- _WHAT THE EXERCISE ASKS_
Reproduce all of the data below without alteration; exclude every picture.
★ ★ ★
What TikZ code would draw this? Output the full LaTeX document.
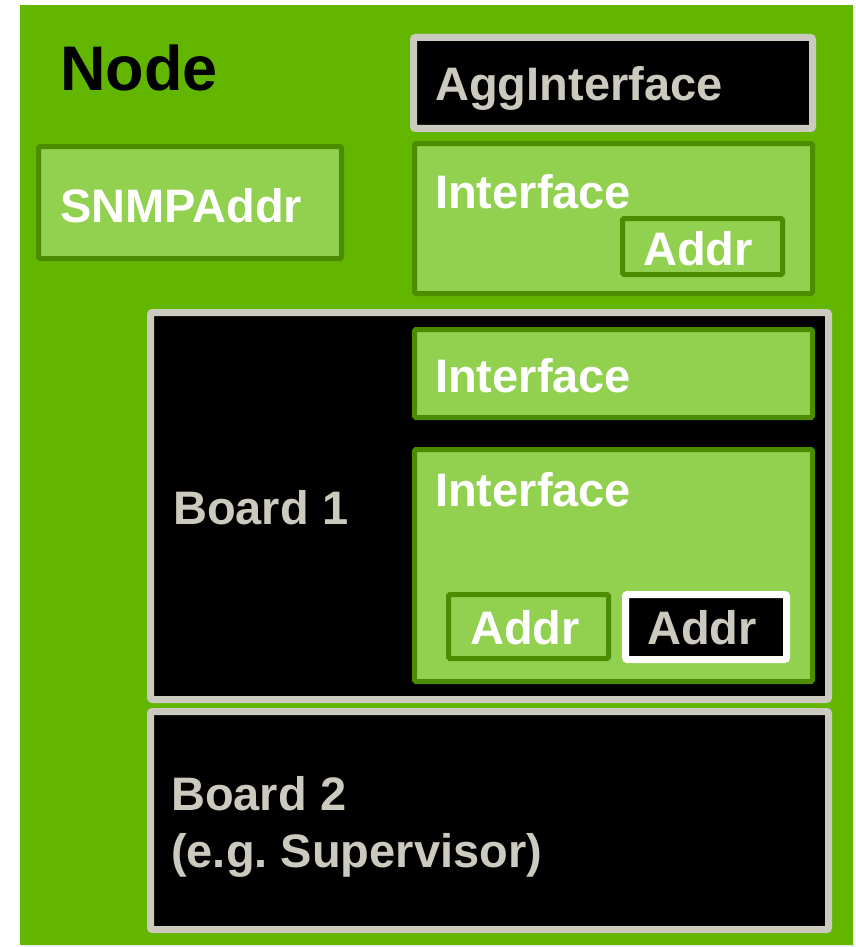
\documentclass[tikz,border=0pt]{standalone}
\usepackage{fontspec}
\setmainfont{Liberation Sans}
\usetikzlibrary{shadows}

\definecolor{nodegreen}{RGB}{99,182,0}
\definecolor{lightgreen}{RGB}{146,208,80}
\definecolor{darkgreen}{RGB}{76,140,0}
\definecolor{boardgray}{RGB}{204,201,190}

\begin{document}
\begin{tikzpicture}[x=1pt,y=-1pt,
    greenbox/.style={rectangle,draw=darkgreen,fill=lightgreen,line width=5pt,rounded corners=1.5pt,inner sep=0pt,
      drop shadow={shadow xshift=1pt,shadow yshift=-2pt,opacity=.2}},
    blackbox/.style={rectangle,draw=boardgray,fill=black,line width=7pt,rounded corners=2pt,inner sep=0pt,
      drop shadow={shadow xshift=1pt,shadow yshift=-3pt,opacity=.3}},
    whitebox/.style={blackbox,draw=white},
    lbl/.style={inner sep=0pt,anchor=base west,font=\fontsize{47}{57}\selectfont\bfseries},
    wlbl/.style={lbl,text=white},
    glbl/.style={lbl,text=boardgray}]
    \useasboundingbox (0,0) rectangle (856,947);
    % outer node frame
    \node [rectangle,fill=nodegreen,inner sep=0pt,minimum width=833,minimum height=940,
      drop shadow={shadow xshift=2pt,shadow yshift=-2pt,opacity=.15}] (frame) at (436.5,475) {};
    \node [lbl,font=\fontsize{63}{70}\selectfont\bfseries] (nodelbl) at (60,91) {Node};

    % top row
    \node [blackbox,minimum width=399,minimum height=91] (agg) at (613,83) {};
    \node [glbl] (agglbl) at (435,101) {AggInterface};
    \node [greenbox,minimum width=303,minimum height=112] (snmp) at (190,202.5) {};
    \node [wlbl] (snmplbl) at (60,222) {SNMPAddr};
    \node [greenbox,minimum width=398,minimum height=150] (ifa) at (613.5,218.5) {};
    \node [wlbl] (ifalbl) at (435,208) {Interface};
    \node [greenbox,minimum width=160,minimum height=56] (addra) at (702.5,246.5) {};
    \node [wlbl] (addralbl) at (643,265) {Addr};

    % board 1
    \node [blackbox,minimum width=678,minimum height=387] (board1) at (489.5,506) {};
    \node [glbl] (board1lbl) at (173,524) {Board 1};
    \node [greenbox,minimum width=398,minimum height=88] (ifb) at (613.5,373.5) {};
    \node [wlbl] (ifblbl) at (435,392) {Interface};
    \node [greenbox,minimum width=398,minimum height=232] (ifc) at (613.5,565.5) {};
    \node [wlbl] (ifclbl) at (435,506) {Interface};
    \node [greenbox,minimum width=160,minimum height=64] (addrb) at (528.5,626.5) {};
    \node [wlbl] (addrblbl) at (470,644) {Addr};
    \node [whitebox,minimum width=161,minimum height=65] (addrc) at (706,627) {};
    \node [glbl] (addrclbl) at (647,644) {Addr};

    % board 2
    \node [blackbox,minimum width=678,minimum height=218] (board2) at (489.5,820.5) {};
    \node [glbl,align=left] (board2lbl) at (171,867) {Board 2\\(e.g.\ Supervisor)};
\end{tikzpicture}
\end{document}
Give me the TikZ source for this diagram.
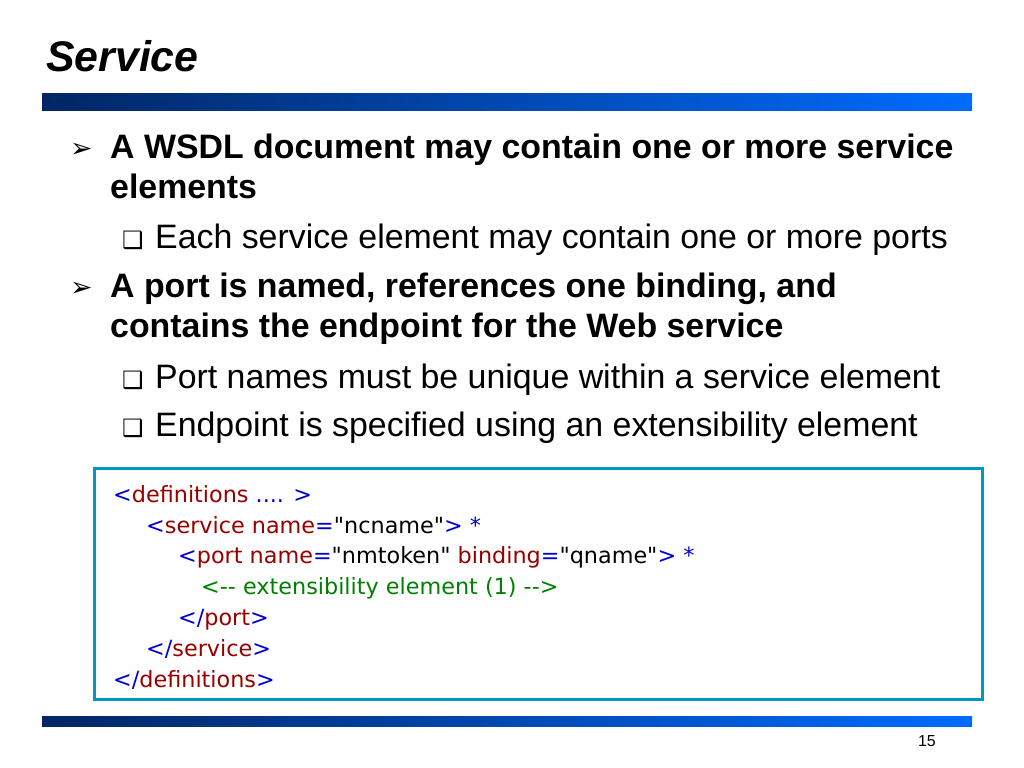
★ ★ ★
- _CORRECT OUTPUT_
What TikZ code would draw this? Output the full LaTeX document.
\documentclass[tikz,border=0pt]{standalone}
\usepackage{fontspec}
\setmainfont{Liberation Sans}
\usetikzlibrary{shadows}

\definecolor{nodegreen}{RGB}{99,182,0}
\definecolor{lightgreen}{RGB}{146,208,80}
\definecolor{darkgreen}{RGB}{76,140,0}
\definecolor{boardgray}{RGB}{204,201,190}

\begin{document}
\begin{tikzpicture}[x=1pt,y=-1pt,
    greenbox/.style={rectangle,draw=darkgreen,fill=lightgreen,line width=5pt,rounded corners=1.5pt,inner sep=0pt,
      drop shadow={shadow xshift=1pt,shadow yshift=-2pt,opacity=.2}},
    blackbox/.style={rectangle,draw=boardgray,fill=black,line width=7pt,rounded corners=2pt,inner sep=0pt,
      drop shadow={shadow xshift=1pt,shadow yshift=-3pt,opacity=.3}},
    whitebox/.style={blackbox,draw=white},
    lbl/.style={inner sep=0pt,anchor=base west,font=\fontsize{47}{57}\selectfont\bfseries},
    wlbl/.style={lbl,text=white},
    glbl/.style={lbl,text=boardgray}]
    \useasboundingbox (0,0) rectangle (856,947);
    % outer node frame
    \node [rectangle,fill=nodegreen,inner sep=0pt,minimum width=833,minimum height=940,
      drop shadow={shadow xshift=2pt,shadow yshift=-2pt,opacity=.15}] (frame) at (436.5,475) {};
    \node [lbl,font=\fontsize{63}{70}\selectfont\bfseries] (nodelbl) at (60,91) {Node};

    % top row
    \node [blackbox,minimum width=399,minimum height=91] (agg) at (613,83) {};
    \node [glbl] (agglbl) at (435,101) {AggInterface};
    \node [greenbox,minimum width=303,minimum height=112] (snmp) at (190,202.5) {};
    \node [wlbl] (snmplbl) at (60,222) {SNMPAddr};
    \node [greenbox,minimum width=398,minimum height=150] (ifa) at (613.5,218.5) {};
    \node [wlbl] (ifalbl) at (435,208) {Interface};
    \node [greenbox,minimum width=160,minimum height=56] (addra) at (702.5,246.5) {};
    \node [wlbl] (addralbl) at (643,265) {Addr};

    % board 1
    \node [blackbox,minimum width=678,minimum height=387] (board1) at (489.5,506) {};
    \node [glbl] (board1lbl) at (173,524) {Board 1};
    \node [greenbox,minimum width=398,minimum height=88] (ifb) at (613.5,373.5) {};
    \node [wlbl] (ifblbl) at (435,392) {Interface};
    \node [greenbox,minimum width=398,minimum height=232] (ifc) at (613.5,565.5) {};
    \node [wlbl] (ifclbl) at (435,506) {Interface};
    \node [greenbox,minimum width=160,minimum height=64] (addrb) at (528.5,626.5) {};
    \node [wlbl] (addrblbl) at (470,644) {Addr};
    \node [whitebox,minimum width=161,minimum height=65] (addrc) at (706,627) {};
    \node [glbl] (addrclbl) at (647,644) {Addr};

    % board 2
    \node [blackbox,minimum width=678,minimum height=218] (board2) at (489.5,820.5) {};
    \node [glbl,align=left] (board2lbl) at (171,867) {Board 2\\(e.g.\ Supervisor)};
\end{tikzpicture}
\end{document}
Give me the TikZ source for this diagram.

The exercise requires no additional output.